Airlines have a highly perishable product, so it is essential to get the most revenue out of each flight before it departs, or the sales opportunity is lost forever. They began by segmenting their flights into different categories. The highest category – such as business class – would have the fewest restrictions, hence the highest price. The more restrictive the fare, the lower the price, as in the case of a seat sale. To make sure they maximize their revenue and sell the most seats in the in the highest classes, the airlines developed highly sophisticated computer models to control pricing.
The systems are based on probability formulas which predict demand for a flight. They punch in all the variables — historical data (how did the same flight do last year?), seasonality, time of departure, present booking trends, competition, economic data and market input from the field – and segment the flight revenue opportunity accordingly. It is far from being an exact science, but armed with this information the revenue analysts can quickly determine how well a flight is progressing and take the appropriate action to optimize revenue.
If a flight is not performing well, most likely more seats will be made available in the lower, more restrictive, classes which are of course less expensive. And to further stimulate sales, it may be necessary to introduce a seat sale. What is happening in the present economic climate is that the higher yielding business market has contracted significantly, which means that the seats allocated to that segment are not being sold.

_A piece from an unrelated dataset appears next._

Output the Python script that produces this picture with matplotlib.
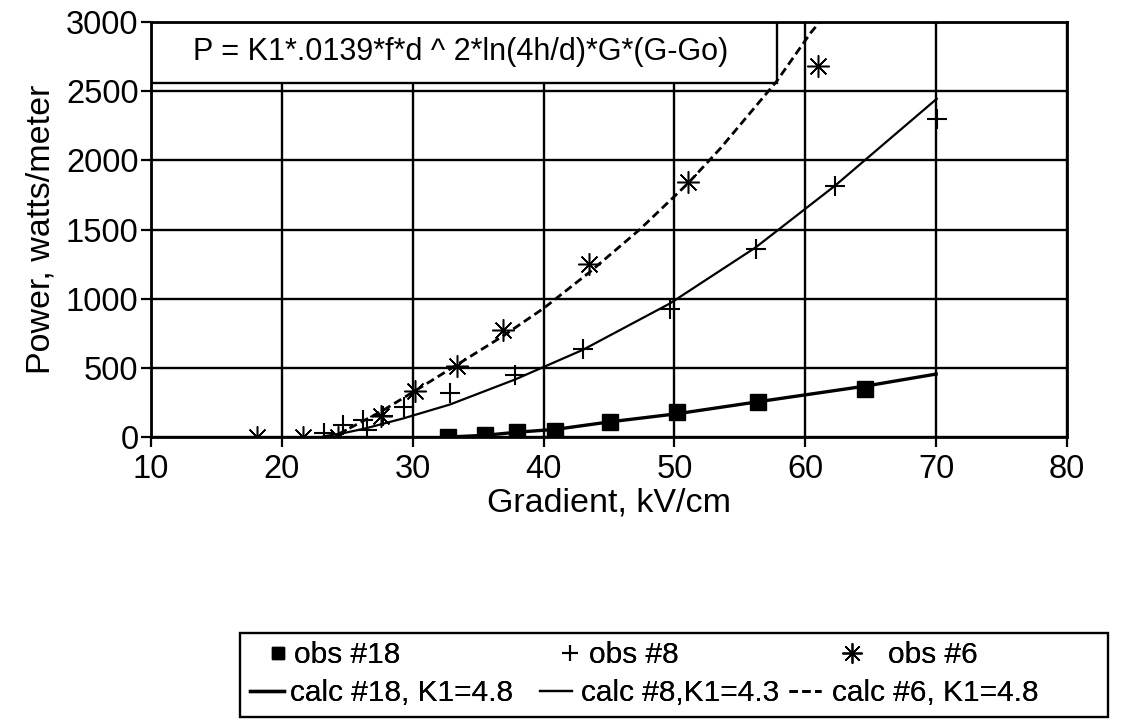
import matplotlib
matplotlib.use('Agg')
import matplotlib.pyplot as plt
from matplotlib.patches import Rectangle

plt.rcParams['font.family'] = ['Liberation Sans', 'DejaVu Sans']

# ---------------- data ----------------
obs18_x = [32.7, 35.5, 38.0, 40.9, 45.1, 50.2, 56.4, 64.6]
obs18_y = [0, 15, 35, 42, 105, 178, 253, 350]

calc18_x = [32.7, 35.5, 38.0, 40.9, 45.1, 50.2, 56.4, 64.6, 70.0]
calc18_y = [0, 12, 35, 55, 110, 168, 255, 368, 455]

obs8_x = [23.2, 24.7, 26.2, 26.5, 27.7, 29.3, 32.85, 37.8, 43.0, 49.65, 56.2, 62.25, 70.05]
obs8_y = [30, 85, 120, 50, 150, 215, 316, 448, 638, 924, 1360, 1815, 2300]

calc8_x = [23.2, 24.7, 26.3, 27.7, 29.3, 32.85, 37.8, 43.0, 49.65, 56.2, 62.25, 70.05]
calc8_y = [5, 28, 60, 95, 135, 235, 415, 630, 965, 1370, 1815, 2445]

obs6_x = [18.1, 21.6, 24.3, 27.6, 30.2, 33.35, 36.9, 43.5, 51.05, 61.0]
obs6_y = [0, 0, 0, 150, 330, 515, 770, 1247, 1840, 2680]

calc6_x = [24.3, 27.6, 30.2, 33.35, 36.9, 40.0, 43.5, 47.35, 51.05, 53.5, 57.8, 60.4, 61.1]
calc6_y = [20, 185, 335, 520, 730, 930, 1190, 1500, 1835, 2085, 2570, 2920, 3000]

x_ticks = [10, 20, 30, 40, 50, 60, 70, 80]
y_ticks = [0, 500, 1000, 1500, 2000, 2500, 3000]

formula = "P = K1*.0139*f*d ^ 2*ln(4h/d)*G*(G-Go)"
x_label = "Gradient, kV/cm"
y_label = "Power, watts/meter"

# ---------------- figure ----------------
W, H = 1124, 722
fig = plt.figure(figsize=(W / 100, H / 100), dpi=100)
ax = fig.add_axes([151 / W, 1 - 437 / H, 916 / W, 415 / H])

asterisk = (8, 2, 0)

h_o18, = ax.plot(obs18_x, obs18_y, linestyle='none', marker='s', ms=12,
                 color='black', label='obs #18', zorder=5)
h_o8, = ax.plot(obs8_x, obs8_y, linestyle='none', marker='+', ms=15, mew=1.5,
                color='black', label='obs #8', zorder=5)
h_o6, = ax.plot(obs6_x, obs6_y, linestyle='none', marker=asterisk, ms=16, mew=1.1,
                color='black', label='obs #6', zorder=5)

h_c18, = ax.plot(calc18_x, calc18_y, color='black', lw=2.4,
                 label='calc #18, K1=4.8', zorder=4)
h_c8, = ax.plot(calc8_x, calc8_y, color='black', lw=1.6,
                label='calc #8,K1=4.3', zorder=4)
h_c6, = ax.plot(calc6_x, calc6_y, color='black', lw=2.0, linestyle=(0, (3, 1.6)),
                label='calc #6, K1=4.8', zorder=4)

ax.set_xlim(10, 80)
ax.set_ylim(0, 3000)
ax.set_xticks(x_ticks)
ax.set_yticks(y_ticks)
ax.set_axisbelow(True)
ax.grid(True, color='black', lw=1.7)
for s in ax.spines.values():
    s.set_linewidth(2.0)
ax.tick_params(direction='out', length=7, width=1.6, labelsize=23.5, colors='black')
ax.tick_params(axis='x', pad=5)
ax.tick_params(axis='y', pad=2)

ax.set_xlabel(x_label, fontsize=24.5, labelpad=2)
ax.set_ylabel(y_label, fontsize=24.5, labelpad=7)

# formula box
box = Rectangle((0, 0.853), 0.683, 0.147, transform=ax.transAxes,
                facecolor='white', edgecolor='black', lw=1.7, zorder=2.5)
ax.add_patch(box)
ax.text(0.338, 0.927, formula, transform=ax.transAxes, ha='center', va='center',
        fontsize=22, zorder=3)

# legend: each entry placed like the original (two independent rows)
leg_fs = 21.5
fs_px = leg_fs * 100 / 72
entries = [
    # handle, handle-left px, row-centre px, handle length px, text pad px, marker scale
    (h_o18, 266, 655, 24, 4, 0.7),
    (h_o8, 558, 655, 24, 7, 0.8),
    (h_o6, 840, 655, 24, 24, 0.9),
    (h_c18, 250, 693, 34, 6, 1.0),
    (h_c8, 540, 693, 32, 9, 1.0),
    (h_c6, 789, 693, 32, 11, 1.0),
]
for h, xl, yc, hl, tp, ms in entries:
    lg = fig.legend(handles=[h], loc='center left',
                    bbox_to_anchor=(xl / W, 1 - yc / H),
                    fontsize=leg_fs, frameon=False, handlelength=hl / fs_px,
                    handletextpad=tp / fs_px, borderpad=0, borderaxespad=0,
                    markerscale=ms)
    fig.add_artist(lg)

frame = Rectangle((240 / W, 1 - 717 / H), (1108 - 240) / W, (717 - 633) / H,
                  transform=fig.transFigure, facecolor='none', edgecolor='black',
                  lw=1.7)
fig.add_artist(frame)

fig.savefig('out.png', dpi=100, facecolor='white')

To try to make up for this shortfall the revenue management people have to allocate more seats in the lower classes. Unfortunately, you have to sell a lot more of these seats to generate the same amount of revenue. That is why the airlines are pushing to fill every single seat – they need to make up the difference. Even with a completely full flight, the airline likely isn’t making money, but at least they are losing less.
Revenue and capacity management go hand in hand. When an airline does not think it can stimulate enough demand at the right price, it reduces capacity. This can be done in two ways – both of which are longer term strategies since reassigning aircraft, crew, slots and published schedules cannot be accomplished overnight. The airline either cancels certain flights, or puts smaller aircraft on a route which will at least maintain their schedule integrity and prevent competitors from picking up their valuable unused airport slots.
When times are good and business people are travelling, there is not the same pressure to have full flights. In the present environment, the only way the airlines can survive is to have their revenue management systems working flat out to fill the flights with as much revenue as possible. And that means selling almost every seat.